At that same time, city officials put the finishing touches on a slide presentation about the ordinance, set to be viewed during an upcoming city council meeting.

Emails indicate that Citty forwarded the presentation to assistant city manager M.T. Berry for review. Berry replied on Oct. 8, saying the presentation “looks good,” but asked that the presentation be renamed as a ‘median safety presentation’ or “something other than panhandler.”

Citty and Berry continued to rebrand the ordinance as a public safety issue. At the same time, other city officials pushed for an agreement between the MDA, fire fighters and businesses that would allow the MDA to use their facilities.
Just before Thanksgiving those efforts proved successful.

On November 20, 2015, Debi Martin, the council’s chief of staff, contacted a representative of Wal-Mart about moving fire fighters and their Fill the Boot campaign to Wal-Mart stores.

Rebecca Powell, a Wal-Mart regional assistant, up-streamed the request to Wal-Mart Regional Manager Rodney Walker that same day. Powell asked Walker if it would be possible to allow municipal firefighters to collect money for the MDA at Wal-Mart stores.

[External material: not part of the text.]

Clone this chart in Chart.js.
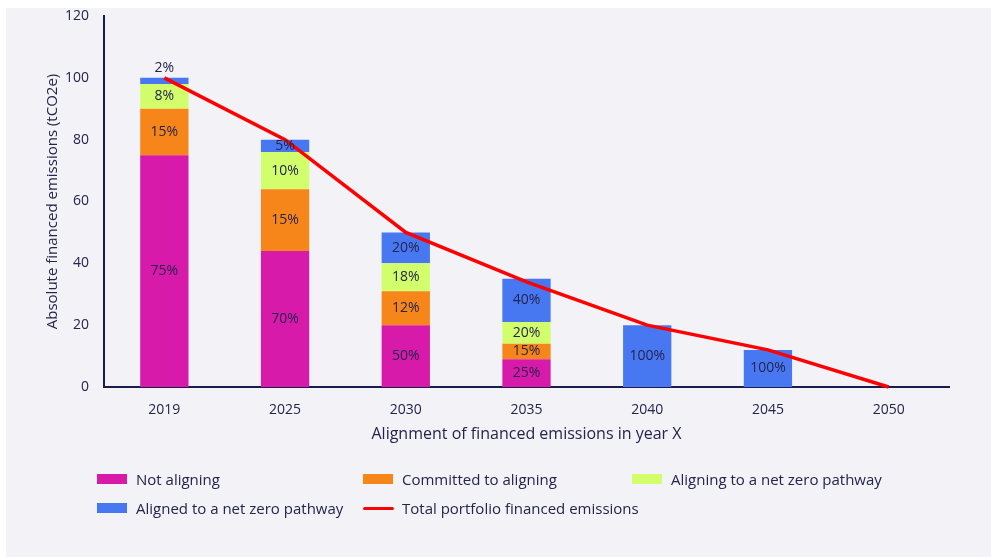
<!DOCTYPE html>
<html>
<head>
<meta charset="utf-8">
<script src="https://cdn.jsdelivr.net/npm/chart.js@4/dist/chart.umd.min.js"></script>
<style>
  html, body { margin: 0; padding: 0; background: #ffffff; }
  #wrap { position: relative; width: 991px; height: 557px; overflow: hidden; }
  #c { position: absolute; left: 0; top: 0; }
  .lg { position: absolute; display: flex; align-items: center; font: 15px "Open Sans", sans-serif; color: #24244e; white-space: nowrap; }
  .lg .sw { width: 30px; height: 10px; margin-right: 9px; flex: none; }
  .lg .ln { width: 31px; height: 3px; margin-right: 8px; flex: none; border-radius: 2px; }
</style>
</head>
<body>
<div id="wrap">
  <canvas id="c" width="991" height="557"></canvas>
</div>
<script>
// ---- data ----
const categories = ['2019', '2025', '2030', '2035', '2040', '2045', '2050'];
const notAligning = [75, 44, 20, 9, 0, 0, 0];
const committed = [15, 20, 11, 5, 0, 0, 0];
const aligningNetZero = [8, 12, 9, 7, 0, 0, 0];
const alignedNetZero = [2, 4, 10, 14, 20, 12, 0];
const totalEmissions = [100, 80, 50, 34, 20, 12, 0];

const notAligningLabels = ['75%', '70%', '50%', '25%', '', '', ''];
const committedLabels = ['15%', '15%', '12%', '15%', '', '', ''];
const aligningNetZeroLabels = ['8%', '10%', '18%', '20%', '', '', ''];
const alignedNetZeroLabels = ['2%', '5%', '20%', '40%', '100%', '100%', ''];

const yTicks = [0, 20, 40, 60, 80, 100, 120];
const seriesNames = ['Not aligning', 'Committed to aligning', 'Aligning to a net zero pathway', 'Aligned to a net zero pathway', 'Total portfolio financed emissions'];
const yTitle = 'Absolute financed emissions (tCO2e)';
const xTitle = 'Alignment of financed emissions in year X';

// ---- styles ----
const NAVY = '#24244e';
const FONT = '"Open Sans", sans-serif';
const colors = ['#d71aa9', '#f7861a', '#d3fe6b', '#4878f1', '#ff0000'];

const bgPlugin = {
  id: 'bg',
  beforeDraw(chart) {
    const ctx = chart.ctx;
    ctx.save();
    ctx.fillStyle = '#f2f2f7';
    ctx.fillRect(6, 8, 985, 549);
    ctx.restore();
  }
};

const labelPlugin = {
  id: 'segLabels',
  afterDatasetsDraw(chart) {
    const ctx = chart.ctx;
    ctx.save();
    ctx.font = '14px ' + FONT;
    ctx.fillStyle = NAVY;
    ctx.textAlign = 'center';
    ctx.textBaseline = 'middle';
    chart.data.datasets.forEach((ds, di) => {
      if (!ds.segLabels) return;
      const meta = chart.getDatasetMeta(di);
      meta.data.forEach((el, i) => {
        const txt = ds.segLabels[i];
        if (!txt) return;
        const h = Math.abs(el.base - el.y);
        let y = (el.y + el.base) / 2;
        if (h < 10) y = el.y - 10;
        ctx.fillText(txt, el.x, y);
      });
    });
    ctx.restore();
  }
};

const barCommon = { stack: 'bars', order: 2, borderWidth: 0, categoryPercentage: 1, barPercentage: 0.4 };

const chart = new Chart(document.getElementById('c'), {
  data: {
    labels: categories,
    datasets: [
      Object.assign({ type: 'bar', label: seriesNames[0], data: notAligning, backgroundColor: colors[0], segLabels: notAligningLabels }, barCommon),
      Object.assign({ type: 'bar', label: seriesNames[1], data: committed, backgroundColor: colors[1], segLabels: committedLabels }, barCommon),
      Object.assign({ type: 'bar', label: seriesNames[2], data: aligningNetZero, backgroundColor: colors[2], segLabels: aligningNetZeroLabels }, barCommon),
      Object.assign({ type: 'bar', label: seriesNames[3], data: alignedNetZero, backgroundColor: colors[3], segLabels: alignedNetZeroLabels }, barCommon),
      { type: 'line', label: seriesNames[4], data: totalEmissions, stack: 'total', order: 1, borderColor: colors[4], backgroundColor: colors[4], borderWidth: 3.5, pointRadius: 0, tension: 0, fill: false, clip: false }
    ]
  },
  options: {
    responsive: false,
    animation: false,
    layout: { padding: { left: 40, top: 16, right: 42, bottom: 113 } },
    plugins: { legend: { display: false }, tooltip: { enabled: false } },
    scales: {
      x: {
        stacked: true,
        grid: { display: false, drawTicks: false },
        border: { display: true, color: '#1c1c4c', width: 2 },
        ticks: { color: NAVY, font: { family: FONT, size: 14 }, padding: 15 },
        title: { display: true, text: xTitle, color: NAVY, font: { family: FONT, size: 16 }, padding: { top: 4, bottom: 0 } },
        afterFit(scale) { scale.height = 57; scale.paddingLeft = 0; scale.paddingRight = 0; }
      },
      y: {
        stacked: true,
        min: 0, max: 120,
        afterBuildTicks(scale) { scale.ticks = yTicks.map(v => ({ value: v })); },
        grid: { display: false, drawTicks: false },
        border: { display: true, color: '#1c1c4c', width: 2 },
        ticks: { color: NAVY, font: { family: FONT, size: 14 }, padding: 15 },
        title: { display: true, text: yTitle, color: NAVY, font: { family: FONT, size: 15 }, padding: { top: 4, bottom: 0 } },
        afterFit(scale) { scale.width = 64; scale.paddingTop = 0; scale.paddingBottom = 0; }
      }
    }
  },
  plugins: [bgPlugin, labelPlugin]
});

// ---- HTML legend built from the chart's datasets ----
const legendCols = [97, 363, 632];
const legendRows = [479, 508];
const wrap = document.getElementById('wrap');
chart.data.datasets.forEach((ds, i) => {
  const item = document.createElement('div');
  item.className = 'lg';
  item.style.left = legendCols[i % 3] + 'px';
  item.style.top = (legendRows[Math.floor(i / 3)] - 10) + 'px';
  item.style.height = '20px';
  const sw = document.createElement('span');
  sw.className = ds.type === 'line' ? 'ln' : 'sw';
  sw.style.background = ds.type === 'line' ? ds.borderColor : ds.backgroundColor;
  const tx = document.createElement('span');
  tx.textContent = ds.label;
  item.appendChild(sw);
  item.appendChild(tx);
  wrap.appendChild(item);
});
</script>
</body>
</html>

“OKC is trying to pass a bill for no solicitation on center medians of a city street,” Powell wrote in an email to Walker. “Meaning this rule would apply to the fire departments as well, and they are trying to find a solution for them.”
Three days later, on November 23, Powell emailed Martin a second time, saying it “looks like we have approval for the firefighters.”

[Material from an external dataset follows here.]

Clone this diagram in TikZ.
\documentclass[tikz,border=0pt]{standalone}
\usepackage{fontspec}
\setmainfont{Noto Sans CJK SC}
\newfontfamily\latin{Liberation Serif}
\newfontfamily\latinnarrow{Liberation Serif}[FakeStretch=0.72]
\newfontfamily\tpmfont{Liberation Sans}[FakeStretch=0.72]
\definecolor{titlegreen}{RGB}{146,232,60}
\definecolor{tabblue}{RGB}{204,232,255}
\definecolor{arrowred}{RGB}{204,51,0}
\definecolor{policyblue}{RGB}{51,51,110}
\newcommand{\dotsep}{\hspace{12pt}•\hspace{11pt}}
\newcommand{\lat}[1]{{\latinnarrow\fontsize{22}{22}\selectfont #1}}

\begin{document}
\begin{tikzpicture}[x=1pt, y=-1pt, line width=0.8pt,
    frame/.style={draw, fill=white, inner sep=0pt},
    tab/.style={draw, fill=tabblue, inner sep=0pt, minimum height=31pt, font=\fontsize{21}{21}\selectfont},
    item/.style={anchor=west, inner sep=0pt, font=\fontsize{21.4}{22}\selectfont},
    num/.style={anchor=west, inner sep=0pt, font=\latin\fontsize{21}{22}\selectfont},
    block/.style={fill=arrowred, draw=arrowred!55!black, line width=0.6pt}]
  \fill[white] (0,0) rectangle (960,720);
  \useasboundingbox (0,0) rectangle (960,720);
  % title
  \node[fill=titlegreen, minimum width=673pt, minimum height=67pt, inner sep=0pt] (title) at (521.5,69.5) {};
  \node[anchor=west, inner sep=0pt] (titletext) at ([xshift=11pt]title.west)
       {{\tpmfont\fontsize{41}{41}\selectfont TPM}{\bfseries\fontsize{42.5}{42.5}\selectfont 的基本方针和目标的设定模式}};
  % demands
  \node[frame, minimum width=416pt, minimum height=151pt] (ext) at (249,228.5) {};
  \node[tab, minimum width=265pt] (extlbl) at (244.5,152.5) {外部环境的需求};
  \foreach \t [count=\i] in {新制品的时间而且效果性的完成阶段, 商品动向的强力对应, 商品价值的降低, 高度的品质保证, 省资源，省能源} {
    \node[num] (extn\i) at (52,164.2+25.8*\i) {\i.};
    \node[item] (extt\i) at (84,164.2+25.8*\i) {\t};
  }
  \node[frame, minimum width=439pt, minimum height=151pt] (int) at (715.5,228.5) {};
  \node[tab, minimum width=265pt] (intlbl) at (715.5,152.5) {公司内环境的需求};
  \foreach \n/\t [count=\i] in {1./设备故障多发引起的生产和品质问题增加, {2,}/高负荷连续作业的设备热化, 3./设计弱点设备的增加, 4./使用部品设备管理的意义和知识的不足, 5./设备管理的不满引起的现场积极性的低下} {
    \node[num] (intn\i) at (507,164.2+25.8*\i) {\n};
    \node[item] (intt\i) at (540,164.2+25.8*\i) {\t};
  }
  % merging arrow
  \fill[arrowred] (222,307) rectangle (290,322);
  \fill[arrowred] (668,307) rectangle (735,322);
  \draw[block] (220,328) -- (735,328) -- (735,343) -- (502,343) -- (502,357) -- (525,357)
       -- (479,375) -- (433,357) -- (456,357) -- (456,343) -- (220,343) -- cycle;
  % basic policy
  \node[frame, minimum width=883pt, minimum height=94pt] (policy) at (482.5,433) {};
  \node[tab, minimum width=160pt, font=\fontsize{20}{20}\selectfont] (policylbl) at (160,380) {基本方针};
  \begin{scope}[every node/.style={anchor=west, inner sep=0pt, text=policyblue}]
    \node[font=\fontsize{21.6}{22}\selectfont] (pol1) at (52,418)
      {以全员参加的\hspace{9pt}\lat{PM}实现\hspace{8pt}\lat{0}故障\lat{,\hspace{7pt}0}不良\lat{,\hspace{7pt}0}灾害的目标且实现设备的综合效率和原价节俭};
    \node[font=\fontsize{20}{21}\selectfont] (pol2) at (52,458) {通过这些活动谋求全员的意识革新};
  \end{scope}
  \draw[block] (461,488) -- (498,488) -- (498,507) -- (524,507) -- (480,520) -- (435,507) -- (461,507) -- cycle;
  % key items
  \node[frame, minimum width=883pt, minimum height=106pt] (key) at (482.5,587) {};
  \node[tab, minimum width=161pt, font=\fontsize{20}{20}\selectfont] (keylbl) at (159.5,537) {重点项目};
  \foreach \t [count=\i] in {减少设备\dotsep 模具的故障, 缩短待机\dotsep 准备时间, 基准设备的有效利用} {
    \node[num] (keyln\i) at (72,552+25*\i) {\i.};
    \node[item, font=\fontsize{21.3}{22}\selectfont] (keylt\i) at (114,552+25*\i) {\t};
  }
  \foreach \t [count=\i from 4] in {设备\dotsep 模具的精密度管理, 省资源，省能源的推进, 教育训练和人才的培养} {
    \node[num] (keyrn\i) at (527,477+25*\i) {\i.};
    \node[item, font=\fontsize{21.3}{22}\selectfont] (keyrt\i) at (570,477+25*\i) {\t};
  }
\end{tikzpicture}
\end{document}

Armed with a deal that allowed fire fighters to continue their MDA campaign, city officials put the ordinance back on the calendar for a final vote.

On December 8, 2015, the Oklahoma City Council adopted the ordinance, placing new restrictions on panhandling.
The final version of the ordinance, passed on a 7-2 vote, outlawed most activities in city street medians within 200 feet of an intersection. Only Ward 2 Councilman Ed Shadid and Ward 4 Councilman Pete White voted no.